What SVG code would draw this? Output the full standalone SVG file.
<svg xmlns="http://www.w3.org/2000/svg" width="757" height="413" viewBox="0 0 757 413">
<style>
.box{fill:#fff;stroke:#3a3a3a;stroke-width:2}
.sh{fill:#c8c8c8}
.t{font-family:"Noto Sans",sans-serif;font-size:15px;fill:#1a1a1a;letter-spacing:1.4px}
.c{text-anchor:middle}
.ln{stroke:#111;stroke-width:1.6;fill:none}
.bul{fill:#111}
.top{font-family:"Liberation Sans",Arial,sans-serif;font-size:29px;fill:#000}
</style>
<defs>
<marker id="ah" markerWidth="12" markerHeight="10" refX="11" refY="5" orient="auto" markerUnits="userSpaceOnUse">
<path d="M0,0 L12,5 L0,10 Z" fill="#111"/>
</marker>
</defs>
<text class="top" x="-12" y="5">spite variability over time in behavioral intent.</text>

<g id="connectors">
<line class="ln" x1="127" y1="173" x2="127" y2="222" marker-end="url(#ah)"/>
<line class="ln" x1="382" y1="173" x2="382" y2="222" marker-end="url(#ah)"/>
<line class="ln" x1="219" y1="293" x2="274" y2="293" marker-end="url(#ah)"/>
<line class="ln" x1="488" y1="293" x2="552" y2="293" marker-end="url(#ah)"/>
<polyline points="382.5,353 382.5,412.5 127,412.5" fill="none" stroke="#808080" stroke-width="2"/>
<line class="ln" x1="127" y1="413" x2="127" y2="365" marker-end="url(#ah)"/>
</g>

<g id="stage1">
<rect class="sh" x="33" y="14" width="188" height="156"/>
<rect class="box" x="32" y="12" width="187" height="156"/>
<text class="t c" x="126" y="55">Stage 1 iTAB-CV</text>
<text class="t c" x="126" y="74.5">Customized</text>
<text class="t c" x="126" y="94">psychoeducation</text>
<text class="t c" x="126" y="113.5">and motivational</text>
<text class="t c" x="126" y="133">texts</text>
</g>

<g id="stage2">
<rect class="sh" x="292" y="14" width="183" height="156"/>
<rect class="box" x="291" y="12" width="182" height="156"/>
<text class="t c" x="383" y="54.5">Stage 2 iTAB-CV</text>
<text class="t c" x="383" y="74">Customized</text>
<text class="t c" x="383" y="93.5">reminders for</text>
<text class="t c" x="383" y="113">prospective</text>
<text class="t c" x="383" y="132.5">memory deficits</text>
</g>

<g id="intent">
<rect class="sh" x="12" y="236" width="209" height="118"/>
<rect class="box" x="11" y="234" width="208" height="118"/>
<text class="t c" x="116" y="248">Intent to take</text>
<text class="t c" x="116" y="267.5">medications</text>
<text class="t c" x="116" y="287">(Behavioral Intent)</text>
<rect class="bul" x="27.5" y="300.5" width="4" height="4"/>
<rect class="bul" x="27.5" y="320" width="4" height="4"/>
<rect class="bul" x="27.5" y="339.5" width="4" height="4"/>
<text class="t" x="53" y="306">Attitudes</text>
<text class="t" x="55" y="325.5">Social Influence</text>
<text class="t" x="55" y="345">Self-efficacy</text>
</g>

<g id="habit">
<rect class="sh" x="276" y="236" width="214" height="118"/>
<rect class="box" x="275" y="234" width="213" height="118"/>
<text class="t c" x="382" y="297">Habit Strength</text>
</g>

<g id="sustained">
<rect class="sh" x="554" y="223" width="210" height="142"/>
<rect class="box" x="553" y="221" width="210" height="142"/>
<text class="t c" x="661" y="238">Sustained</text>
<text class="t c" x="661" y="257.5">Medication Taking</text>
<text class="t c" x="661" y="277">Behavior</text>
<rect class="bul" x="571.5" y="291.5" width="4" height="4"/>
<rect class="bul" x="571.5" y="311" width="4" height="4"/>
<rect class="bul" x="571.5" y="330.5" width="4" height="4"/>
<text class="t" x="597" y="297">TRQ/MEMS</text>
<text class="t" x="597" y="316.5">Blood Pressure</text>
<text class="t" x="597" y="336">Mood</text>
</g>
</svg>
:::::
> _Given instruction_
Copy all of the data exactly.

> _Output below_
What SVG code would draw this? Output the full standalone SVG file.
<svg xmlns="http://www.w3.org/2000/svg" width="757" height="413" viewBox="0 0 757 413">
<style>
.box{fill:#fff;stroke:#3a3a3a;stroke-width:2}
.sh{fill:#c8c8c8}
.t{font-family:"Noto Sans",sans-serif;font-size:15px;fill:#1a1a1a;letter-spacing:1.4px}
.c{text-anchor:middle}
.ln{stroke:#111;stroke-width:1.6;fill:none}
.bul{fill:#111}
.top{font-family:"Liberation Sans",Arial,sans-serif;font-size:29px;fill:#000}
</style>
<defs>
<marker id="ah" markerWidth="12" markerHeight="10" refX="11" refY="5" orient="auto" markerUnits="userSpaceOnUse">
<path d="M0,0 L12,5 L0,10 Z" fill="#111"/>
</marker>
</defs>
<text class="top" x="-12" y="5">spite variability over time in behavioral intent.</text>

<g id="connectors">
<line class="ln" x1="127" y1="173" x2="127" y2="222" marker-end="url(#ah)"/>
<line class="ln" x1="382" y1="173" x2="382" y2="222" marker-end="url(#ah)"/>
<line class="ln" x1="219" y1="293" x2="274" y2="293" marker-end="url(#ah)"/>
<line class="ln" x1="488" y1="293" x2="552" y2="293" marker-end="url(#ah)"/>
<polyline points="382.5,353 382.5,412.5 127,412.5" fill="none" stroke="#808080" stroke-width="2"/>
<line class="ln" x1="127" y1="413" x2="127" y2="365" marker-end="url(#ah)"/>
</g>

<g id="stage1">
<rect class="sh" x="33" y="14" width="188" height="156"/>
<rect class="box" x="32" y="12" width="187" height="156"/>
<text class="t c" x="126" y="55">Stage 1 iTAB-CV</text>
<text class="t c" x="126" y="74.5">Customized</text>
<text class="t c" x="126" y="94">psychoeducation</text>
<text class="t c" x="126" y="113.5">and motivational</text>
<text class="t c" x="126" y="133">texts</text>
</g>

<g id="stage2">
<rect class="sh" x="292" y="14" width="183" height="156"/>
<rect class="box" x="291" y="12" width="182" height="156"/>
<text class="t c" x="383" y="54.5">Stage 2 iTAB-CV</text>
<text class="t c" x="383" y="74">Customized</text>
<text class="t c" x="383" y="93.5">reminders for</text>
<text class="t c" x="383" y="113">prospective</text>
<text class="t c" x="383" y="132.5">memory deficits</text>
</g>

<g id="intent">
<rect class="sh" x="12" y="236" width="209" height="118"/>
<rect class="box" x="11" y="234" width="208" height="118"/>
<text class="t c" x="116" y="248">Intent to take</text>
<text class="t c" x="116" y="267.5">medications</text>
<text class="t c" x="116" y="287">(Behavioral Intent)</text>
<rect class="bul" x="27.5" y="300.5" width="4" height="4"/>
<rect class="bul" x="27.5" y="320" width="4" height="4"/>
<rect class="bul" x="27.5" y="339.5" width="4" height="4"/>
<text class="t" x="53" y="306">Attitudes</text>
<text class="t" x="55" y="325.5">Social Influence</text>
<text class="t" x="55" y="345">Self-efficacy</text>
</g>

<g id="habit">
<rect class="sh" x="276" y="236" width="214" height="118"/>
<rect class="box" x="275" y="234" width="213" height="118"/>
<text class="t c" x="382" y="297">Habit Strength</text>
</g>

<g id="sustained">
<rect class="sh" x="554" y="223" width="210" height="142"/>
<rect class="box" x="553" y="221" width="210" height="142"/>
<text class="t c" x="661" y="238">Sustained</text>
<text class="t c" x="661" y="257.5">Medication Taking</text>
<text class="t c" x="661" y="277">Behavior</text>
<rect class="bul" x="571.5" y="291.5" width="4" height="4"/>
<rect class="bul" x="571.5" y="311" width="4" height="4"/>
<rect class="bul" x="571.5" y="330.5" width="4" height="4"/>
<text class="t" x="597" y="297">TRQ/MEMS</text>
<text class="t" x="597" y="316.5">Blood Pressure</text>
<text class="t" x="597" y="336">Mood</text>
</g>
</svg>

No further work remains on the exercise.